Second, I have problems with secondhand sermons because I think preaching and teaching is the pastor’s calling. It’s his job. He is supposed to spend whatever it takes to know the Scriptures and to make them plain for his people. And as a pastor of a local church, his job is to read the Scriptures and understand the Scriptures specifically in relation to the needs of his flock. He is not supposed to be a generic preacher. He is supposed to guard this flock and feed this flock, because he knows and loves this flock. Paul says in 1 Timothy 5:17, “Let the elders who rule well be considered worthy of double honor, especially those who labor in preaching and teaching.” Now that last phrase—“those who labor in preaching and teaching”—defines the calling of the preacher. This is his work. He should labor in the study of the Scriptures until he sees God’s Word for his people and feels it with joy. That is the second reason.

Here is the third reason that I stumble over this whole issue of secondhand outlines and secondhand sermons. First Timothy 3:2 says that an elder should be apt or able, gifted, to teach. In other words, it is not just our calling to study and preach the Word. It is our gifting. And if it isn’t, we should not be in this role, the Bible says. The gifting for teaching means that you don’t have to be a secondhander. That is what the gift means. If you have to be a secondhander, then you don’t have the gift of being a firsthander. Seeing and savoring and saying what God said, not what someone else says God said, that is the gift of preaching and teaching.

So in conclusion, God is not calling pastors to be eloquent. He is not calling for the best preaching in the world. He is not calling for the most clever turn of phrase. He is not calling for the most relevant reference to the news or the media or some profound insight into the text that only somebody else can have.

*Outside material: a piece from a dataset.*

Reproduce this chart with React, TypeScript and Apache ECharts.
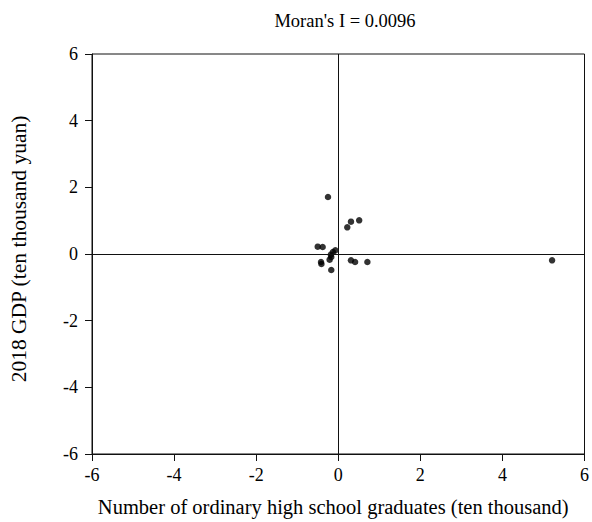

What God is calling every pastor to is that every one of us be faithful, authentic in our encounter with the meaning of the text, for the sake of our people, delivered with heartfelt passion for God and for the people. I just think the people want their pastor to be their pastor. See what is in the text for us, pastor. Love us with the Word, pastor. Teach us what you have seen in the Word, pastor. We don’t want your canned borrowings from other people. We want you to get on your face before the living God over his Word. Plead with him. Wrestle with the text until you see what we need to hear from his Word.

So yes, I am very, very concerned about secondhand sermons and I pray that God would give fresh life and fresh gifting and fresh calling and fresh eyes to every pastor who is using other people’s outlines and other people’s sermons.